— START OF DATA PROVIDED —

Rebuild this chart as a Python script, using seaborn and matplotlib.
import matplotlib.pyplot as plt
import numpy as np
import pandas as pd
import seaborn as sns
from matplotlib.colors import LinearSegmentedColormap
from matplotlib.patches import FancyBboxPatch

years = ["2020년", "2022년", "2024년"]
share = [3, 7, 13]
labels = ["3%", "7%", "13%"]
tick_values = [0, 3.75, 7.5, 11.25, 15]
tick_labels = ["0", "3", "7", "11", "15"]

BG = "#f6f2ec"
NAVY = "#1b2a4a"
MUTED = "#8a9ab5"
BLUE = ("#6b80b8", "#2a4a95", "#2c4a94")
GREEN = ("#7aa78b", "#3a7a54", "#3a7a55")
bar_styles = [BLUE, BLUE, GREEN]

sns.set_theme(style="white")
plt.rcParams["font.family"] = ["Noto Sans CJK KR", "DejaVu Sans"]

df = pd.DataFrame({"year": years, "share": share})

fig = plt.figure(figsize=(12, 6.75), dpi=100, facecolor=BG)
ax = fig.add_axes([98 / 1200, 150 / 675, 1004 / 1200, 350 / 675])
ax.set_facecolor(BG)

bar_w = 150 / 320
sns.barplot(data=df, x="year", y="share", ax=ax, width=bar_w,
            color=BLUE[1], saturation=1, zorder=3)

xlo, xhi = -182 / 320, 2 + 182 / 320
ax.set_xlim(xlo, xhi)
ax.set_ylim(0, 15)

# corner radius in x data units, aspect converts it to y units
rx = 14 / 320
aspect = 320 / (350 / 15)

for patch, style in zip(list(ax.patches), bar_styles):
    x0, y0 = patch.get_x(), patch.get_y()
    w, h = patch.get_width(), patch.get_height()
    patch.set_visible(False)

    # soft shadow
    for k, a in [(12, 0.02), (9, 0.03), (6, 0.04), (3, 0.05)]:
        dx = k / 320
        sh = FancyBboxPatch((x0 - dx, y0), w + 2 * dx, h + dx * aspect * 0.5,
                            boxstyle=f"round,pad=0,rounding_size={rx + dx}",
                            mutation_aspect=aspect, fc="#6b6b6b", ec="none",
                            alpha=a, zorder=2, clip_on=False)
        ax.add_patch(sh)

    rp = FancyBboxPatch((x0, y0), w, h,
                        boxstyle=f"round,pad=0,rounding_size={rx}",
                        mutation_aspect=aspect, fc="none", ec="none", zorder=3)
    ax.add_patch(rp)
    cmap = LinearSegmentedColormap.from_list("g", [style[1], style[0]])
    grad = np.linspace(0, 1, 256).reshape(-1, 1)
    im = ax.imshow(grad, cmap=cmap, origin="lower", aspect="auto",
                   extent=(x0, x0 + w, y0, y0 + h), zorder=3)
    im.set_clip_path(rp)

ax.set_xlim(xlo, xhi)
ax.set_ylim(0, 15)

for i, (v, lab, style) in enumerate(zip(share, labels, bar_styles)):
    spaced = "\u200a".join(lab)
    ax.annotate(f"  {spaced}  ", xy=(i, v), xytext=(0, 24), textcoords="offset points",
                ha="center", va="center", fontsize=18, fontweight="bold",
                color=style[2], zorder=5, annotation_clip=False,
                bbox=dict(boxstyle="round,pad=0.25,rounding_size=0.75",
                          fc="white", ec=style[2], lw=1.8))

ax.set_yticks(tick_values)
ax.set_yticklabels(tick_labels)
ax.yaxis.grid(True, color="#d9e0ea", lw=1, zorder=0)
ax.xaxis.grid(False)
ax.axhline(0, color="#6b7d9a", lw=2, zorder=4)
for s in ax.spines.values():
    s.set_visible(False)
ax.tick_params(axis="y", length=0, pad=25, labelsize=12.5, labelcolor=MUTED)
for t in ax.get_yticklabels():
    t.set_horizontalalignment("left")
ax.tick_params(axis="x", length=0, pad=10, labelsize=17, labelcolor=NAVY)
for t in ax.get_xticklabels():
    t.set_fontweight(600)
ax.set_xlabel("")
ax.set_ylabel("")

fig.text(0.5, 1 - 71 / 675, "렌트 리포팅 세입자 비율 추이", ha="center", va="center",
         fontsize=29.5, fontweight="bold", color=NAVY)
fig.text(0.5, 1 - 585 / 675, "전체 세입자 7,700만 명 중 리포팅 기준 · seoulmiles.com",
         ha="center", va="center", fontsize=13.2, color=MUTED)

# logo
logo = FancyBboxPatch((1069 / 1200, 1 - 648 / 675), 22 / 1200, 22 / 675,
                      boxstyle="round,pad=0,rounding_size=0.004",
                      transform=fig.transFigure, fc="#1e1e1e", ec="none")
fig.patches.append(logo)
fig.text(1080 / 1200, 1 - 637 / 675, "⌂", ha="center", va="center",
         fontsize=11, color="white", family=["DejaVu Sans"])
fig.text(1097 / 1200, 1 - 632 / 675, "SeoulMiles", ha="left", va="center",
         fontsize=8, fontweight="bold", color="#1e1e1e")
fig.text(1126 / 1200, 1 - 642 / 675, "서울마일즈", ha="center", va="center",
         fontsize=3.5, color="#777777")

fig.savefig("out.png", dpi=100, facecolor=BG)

— END OF DATA PROVIDED —
— START OF DATA PROVIDED —

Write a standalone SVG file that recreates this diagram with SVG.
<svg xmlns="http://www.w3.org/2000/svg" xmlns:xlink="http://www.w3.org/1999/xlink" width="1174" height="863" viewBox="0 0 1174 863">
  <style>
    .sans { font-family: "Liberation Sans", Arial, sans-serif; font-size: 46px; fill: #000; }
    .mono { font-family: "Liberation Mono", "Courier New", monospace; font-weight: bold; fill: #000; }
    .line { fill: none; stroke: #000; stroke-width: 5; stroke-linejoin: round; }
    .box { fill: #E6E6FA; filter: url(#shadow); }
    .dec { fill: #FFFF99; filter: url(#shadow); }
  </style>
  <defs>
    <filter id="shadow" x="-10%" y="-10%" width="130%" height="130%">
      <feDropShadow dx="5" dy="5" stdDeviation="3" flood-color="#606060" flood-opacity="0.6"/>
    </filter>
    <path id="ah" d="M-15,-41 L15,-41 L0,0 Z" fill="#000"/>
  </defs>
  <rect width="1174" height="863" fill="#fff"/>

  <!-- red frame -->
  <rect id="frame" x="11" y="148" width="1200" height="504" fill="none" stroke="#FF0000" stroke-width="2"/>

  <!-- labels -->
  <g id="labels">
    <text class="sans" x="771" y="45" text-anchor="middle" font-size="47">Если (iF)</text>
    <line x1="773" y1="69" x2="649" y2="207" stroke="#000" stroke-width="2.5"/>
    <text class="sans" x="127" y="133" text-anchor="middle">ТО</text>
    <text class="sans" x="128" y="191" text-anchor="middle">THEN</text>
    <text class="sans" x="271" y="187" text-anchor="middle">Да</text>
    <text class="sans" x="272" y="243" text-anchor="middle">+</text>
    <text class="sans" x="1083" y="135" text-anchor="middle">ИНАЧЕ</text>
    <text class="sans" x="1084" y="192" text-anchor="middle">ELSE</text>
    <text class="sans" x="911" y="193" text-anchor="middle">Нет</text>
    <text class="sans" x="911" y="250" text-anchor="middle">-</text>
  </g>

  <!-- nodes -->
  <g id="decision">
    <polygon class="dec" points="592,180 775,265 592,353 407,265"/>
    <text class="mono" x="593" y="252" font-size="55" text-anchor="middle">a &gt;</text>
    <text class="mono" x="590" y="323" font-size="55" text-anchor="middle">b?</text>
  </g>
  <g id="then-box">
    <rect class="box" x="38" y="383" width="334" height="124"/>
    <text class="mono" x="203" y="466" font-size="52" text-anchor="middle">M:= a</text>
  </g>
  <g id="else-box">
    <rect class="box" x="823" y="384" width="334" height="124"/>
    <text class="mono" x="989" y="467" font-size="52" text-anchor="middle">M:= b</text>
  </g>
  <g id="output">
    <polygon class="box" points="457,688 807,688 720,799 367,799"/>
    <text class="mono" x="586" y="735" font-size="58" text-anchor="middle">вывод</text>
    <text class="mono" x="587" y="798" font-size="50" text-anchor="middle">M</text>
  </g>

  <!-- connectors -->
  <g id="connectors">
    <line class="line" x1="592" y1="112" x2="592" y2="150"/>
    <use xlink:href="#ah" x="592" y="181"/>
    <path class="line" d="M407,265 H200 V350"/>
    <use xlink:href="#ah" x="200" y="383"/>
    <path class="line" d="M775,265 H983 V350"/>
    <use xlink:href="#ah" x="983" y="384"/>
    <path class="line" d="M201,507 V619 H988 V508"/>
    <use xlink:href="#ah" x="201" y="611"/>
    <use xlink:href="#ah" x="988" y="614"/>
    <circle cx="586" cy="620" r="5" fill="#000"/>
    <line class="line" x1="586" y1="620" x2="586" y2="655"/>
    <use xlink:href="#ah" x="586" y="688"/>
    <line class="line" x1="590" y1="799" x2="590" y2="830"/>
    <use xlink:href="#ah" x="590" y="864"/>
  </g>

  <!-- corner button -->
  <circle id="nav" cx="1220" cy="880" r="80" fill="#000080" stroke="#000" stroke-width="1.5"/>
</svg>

— END OF DATA PROVIDED —

From the entries above, extract only the lines running from the one containing "Rebuild this chart" through the one containing "bar_styles = [BLUE, BLUE, GREEN]", inclusive.

Rebuild this chart as a Python script, using seaborn and matplotlib.
import matplotlib.pyplot as plt
import numpy as np
import pandas as pd
import seaborn as sns
from matplotlib.colors import LinearSegmentedColormap
from matplotlib.patches import FancyBboxPatch

years = ["2020년", "2022년", "2024년"]
share = [3, 7, 13]
labels = ["3%", "7%", "13%"]
tick_values = [0, 3.75, 7.5, 11.25, 15]
tick_labels = ["0", "3", "7", "11", "15"]

BG = "#f6f2ec"
NAVY = "#1b2a4a"
MUTED = "#8a9ab5"
BLUE = ("#6b80b8", "#2a4a95", "#2c4a94")
GREEN = ("#7aa78b", "#3a7a54", "#3a7a55")
bar_styles = [BLUE, BLUE, GREEN]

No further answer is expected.